La Palestine subit depuis 1948 une sorte d’élimination programmée. Il ne s’agit plus de lui proposer un État, mais que les Palestiniens disparaissent exactement comme l’Amérique avait fait avec les Indiens. Devenir invisible, inexistant, non reconnu, sans aucun droit à l’existence. C’est cela que le gouvernement israélien a décidé et que le Hamas a déclenché. Certes, la cause palestinienne est revenue sur la scène internationale, mais à quel prix!

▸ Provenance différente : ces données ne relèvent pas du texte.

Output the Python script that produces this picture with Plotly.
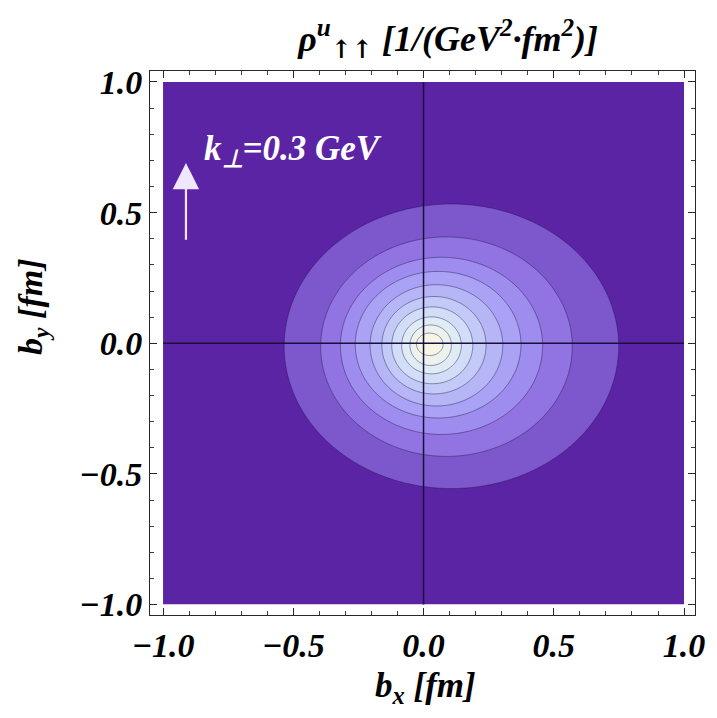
import numpy as np
import plotly.graph_objects as go

# Extents of the ten contour lines of the density (fm), outermost first
contour_left = [-0.535, -0.395, -0.319, -0.262, -0.205, -0.160, -0.122, -0.084, -0.052, -0.027]
contour_right = [0.749, 0.571, 0.457, 0.374, 0.304, 0.240, 0.189, 0.145, 0.107, 0.075]
contour_top = [0.533, 0.407, 0.329, 0.275, 0.224, 0.179, 0.139, 0.101, 0.070, 0.039]
contour_bottom = [-0.556, -0.433, -0.349, -0.286, -0.240, -0.194, -0.155, -0.117, -0.085, -0.047]

# Band colours from the background (lowest) to the peak
band_colors = [
    "rgb(90,36,164)", "rgb(125,88,205)", "rgb(145,115,225)", "rgb(158,140,238)",
    "rgb(170,162,244)", "rgb(182,182,247)", "rgb(196,202,248)", "rgb(210,222,247)",
    "rgb(224,236,244)", "rgb(236,243,238)", "rgb(247,246,228)",
]

tick_vals = [-1.0, -0.5, 0.0, 0.5, 1.0]
kperp_label = "k<sub>⊥</sub>=0.3 GeV"
title_text = ("ρ<sup>u</sup><sub><span style=\"font-family:'DejaVu Serif'\">↑↑</span></sub>"
              " [1/(GeV<sup>2</sup>·fm<sup>2</sup>)]")

# Sampling grid: fine across the distribution, coarse in the flat outskirts
xs = np.unique(np.concatenate([np.linspace(-1, -0.6, 9), np.arange(-0.6, 0.8001, 0.004),
                               np.linspace(0.8, 1, 5)]))
ys = np.unique(np.concatenate([np.linspace(-1, -0.62, 9), np.arange(-0.62, 0.6001, 0.004),
                               np.linspace(0.6, 1, 9)]))
X, Y = np.meshgrid(xs, ys)

# Smoothed count of nested contour ellipses enclosing each point
Z = np.zeros_like(X)
w = 0.003
for L, R, T, B in zip(contour_left, contour_right, contour_top, contour_bottom):
    cx, cy = (L + R) / 2, (T + B) / 2
    ax, ay = (R - L) / 2, (T - B) / 2
    rho = np.sqrt(((X - cx) / ax) ** 2 + ((Y - cy) / ay) ** 2)
    d = (1 - rho) * min(ax, ay)
    Z += 1 / (1 + np.exp(-np.clip(d / w, -50, 50)))
Z = np.round(Z, 3)

n = len(band_colors) - 1
colorscale = [[i / n, c] for i, c in enumerate(band_colors)]

font_fam = "Liberation Serif"
fig = go.Figure()
fig.add_trace(go.Contour(
    x=xs, y=ys, z=Z,
    zmin=0, zmax=n, colorscale=colorscale, showscale=False,
    contours=dict(start=0.5, end=n - 0.5, size=1, coloring="fill", showlines=True),
    line=dict(color="rgba(35,25,70,0.45)", width=1),
    hoverinfo="skip",
))

# Axes through the origin
for shp in [dict(x0=-1, x1=1, y0=0, y1=0), dict(x0=0, x1=0, y0=-1, y1=1)]:
    fig.add_shape(type="line", xref="x", yref="y", line=dict(color="rgb(25,15,60)", width=1.5), **shp)

# Transverse momentum arrow and label
fig.add_annotation(x=-0.912, y=0.69, ax=-0.912, ay=0.39, xref="x", yref="y", axref="x", ayref="y",
                   showarrow=True, arrowhead=2, arrowsize=2.4, arrowwidth=2.2,
                   arrowcolor="rgb(240,230,255)", text="")
fig.add_annotation(x=-0.85, y=0.737, xref="x", yref="y", xanchor="left", yanchor="middle",
                   showarrow=False, text=kperp_label,
                   font=dict(family=font_fam, size=35, color="white", weight="bold", style="italic"))

# Axis titles
fig.add_annotation(x=0.506, y=-0.134, xref="paper", yref="paper", xanchor="center", yanchor="middle",
                   showarrow=False, text="b<sub>x</sub> [fm]",
                   font=dict(family=font_fam, size=35, color="black", weight="bold", style="italic"))
fig.add_annotation(x=-0.215, y=0.566, xref="paper", yref="paper", xanchor="center", yanchor="middle",
                   showarrow=False, textangle=-90, text="b<sub>y</sub> [fm]",
                   font=dict(family=font_fam, size=34, color="black", weight="bold", style="italic"))

axis_common = dict(
    tickvals=tick_vals, tickformat=".1f", ticks="inside", ticklen=7, tickwidth=1,
    tickcolor="rgb(40,40,40)", showline=True, linecolor="rgb(40,40,40)", linewidth=1,
    mirror="allticks", showgrid=False, zeroline=False,
    minor=dict(dtick=0.1, tick0=0, ticks="inside", ticklen=4, tickcolor="rgb(60,60,60)", showgrid=False),
    tickfont=dict(family=font_fam, size=34, color="black", weight="bold", style="italic"),
)

fig.update_layout(
    width=717, height=718,
    margin=dict(l=150, r=18, t=71, b=103),
    paper_bgcolor="white", plot_bgcolor="white",
    title=dict(text=title_text,
               x=0.625, xanchor="center", xref="container",
               y=0.947, yanchor="middle", yref="container",
               font=dict(family=font_fam, size=36, color="black", weight="bold", style="italic")),
    xaxis=dict(range=[-1.05, 1.042], **axis_common),
    yaxis=dict(range=[-1.04, 1.042], **axis_common),
    showlegend=False,
)

fig.write_html("out.html")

Le Hamas a sa logique. Il a infligé une défaite terrible à Israël, l’un des États le plus sécurisés du monde, le plus armé et le plus entraîné à repousser toute attaque, d’où qu’elle vienne.
La tragédie du 7 octobre l’a surpris et a été comparée à la destruction des Tours jumelles de New York le 9 septembre 2001.

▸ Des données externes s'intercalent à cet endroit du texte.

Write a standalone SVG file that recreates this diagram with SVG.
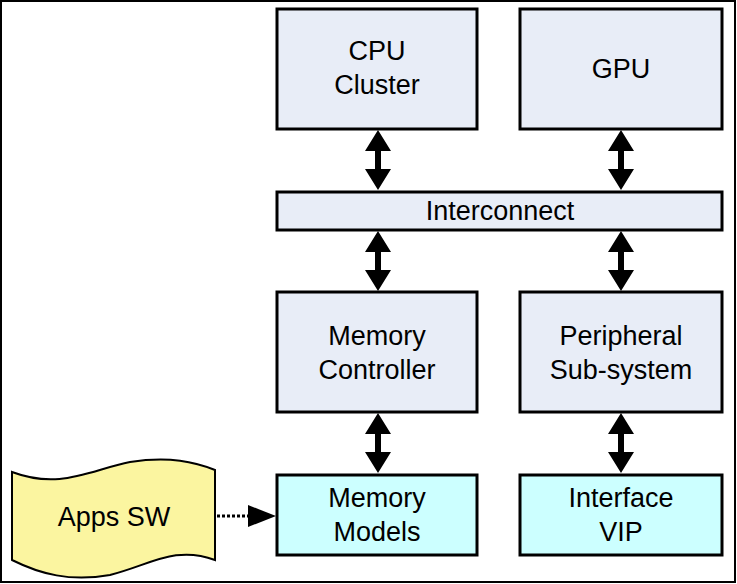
<svg xmlns="http://www.w3.org/2000/svg" width="737" height="584" viewBox="0 0 737 584">
<style>
.b{stroke:#000;stroke-width:3}
.g{fill:#e8edf7}
.c{fill:#ccffff}
text{font-family:"Liberation Sans",Arial,sans-serif;font-size:27px;text-anchor:middle;fill:#000}
</style>
<defs>
<path id="da" d="M0,0 L13,21 L3,21 L3,39 L13,39 L0,60 L-13,39 L-3,39 L-3,21 L-13,21 Z" fill="#000"/>
</defs>
<rect x="1" y="1" width="734" height="581" fill="#fff" stroke="#000" stroke-width="2"/>
<g id="cpu"><rect class="b g" x="277" y="9" width="200" height="120"/><text x="377" y="60">CPU</text><text x="377" y="94">Cluster</text></g>
<g id="gpu"><rect class="b g" x="520" y="9" width="202" height="120"/><text x="621" y="78">GPU</text></g>
<g id="interconnect"><rect class="b g" x="277" y="192" width="445" height="38"/><text x="500" y="220" font-size="24">Interconnect</text></g>
<g id="memctrl"><rect class="b g" x="277" y="292" width="200" height="120"/><text x="377" y="345">Memory</text><text x="377" y="379">Controller</text></g>
<g id="periph"><rect class="b g" x="520" y="292" width="202" height="120"/><text x="621" y="345">Peripheral</text><text x="621" y="379">Sub-system</text></g>
<g id="memmodels"><rect class="b c" x="277" y="475" width="200" height="80"/><text x="377" y="507">Memory</text><text x="377" y="541">Models</text></g>
<g id="vip"><rect class="b c" x="520" y="475" width="202" height="80"/><text x="621" y="507">Interface</text><text x="621" y="541">VIP</text></g>
<g id="apps"><path d="M12,472 C60,490 90,470 130,462 C170,456 195,462 215,470 L215,560 C175,545 150,565 110,575 C70,582 40,574 12,560 Z" fill="#fbf5a0" stroke="#000" stroke-width="2"/><text x="114" y="526">Apps SW</text></g>
<g id="connectors">
<use href="#da" x="378" y="130"/>
<use href="#da" x="621" y="130"/>
<use href="#da" x="378" y="231"/>
<use href="#da" x="621" y="231"/>
<use href="#da" x="378" y="413"/>
<use href="#da" x="621" y="413"/>
<line x1="217" y1="516" x2="250" y2="516" stroke="#000" stroke-width="3" stroke-dasharray="3,2"/>
<path d="M248,505 L276,516 L248,527 Z" fill="#000"/>
</g>
</svg>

Comparaison n’est pas raison, dit-on. On ne peut pas noyer la cause palestinienne dans un tourbillon de terreur organisé par Oussama Ben Laden et ses candidats à la mort.
En Palestine, nous sommes dans un territoire dont une large partie est occupée par des colons qui expulsent de leurs maisons des Palestiniens légalement installés. Et s’ils résistent, les colons les tuent.
Plus loin, à Gaza, une population estimée à plus de deux millions de personnes vit sous embargo, contrôlée dans le moindre de ses déplacements, soupçonnée de terrorisme alors qu’elle résiste, et dirigée par un parti politique, dont l’idéologie est celle des Frères musulmans, démocratiquement désigné par les habitants de Gaza pour les représenter.
Les représailles israéliennes vont au-delà de la simple punition d’avoir attaqué et massacré une population juive. Les représailles se sont transformées en nettoyage ethnique, en élimination physique de tout Palestinien. Vingt mille morts! Non, ça ne suffit pas à M. Netanyahou. Il veut aller jusqu’au bout. Et le bout pour lui, c’est l’extermination de tous les Palestiniens de Gaza. Il les poursuivrait jusqu’à assouvir sa soif de destruction d’un peuple.
Telle est la vérité sur ce qui se passe sous nos yeux, quotidiennement, depuis plus de deux mois. Et on le laisse faire. Jusqu’au bout.
Le Maroc est meurtri par cette catastrophe. Il a manifesté, il a dit son horreur de cette injustice. Il n’est pas le seul à être horrifié. Pour la première fois, les grandes universités américaines se sont engagées pour défendre la cause palestinienne. Certains médias français les soupçonnent d’antisémitisme. Comme ils l’ont fait avec l’ancien Premier ministre Dominique de Villepin qui a dénoncé la barbarie des bombardements décidés par Netanyahou. Ce chantage au racisme est insupportable.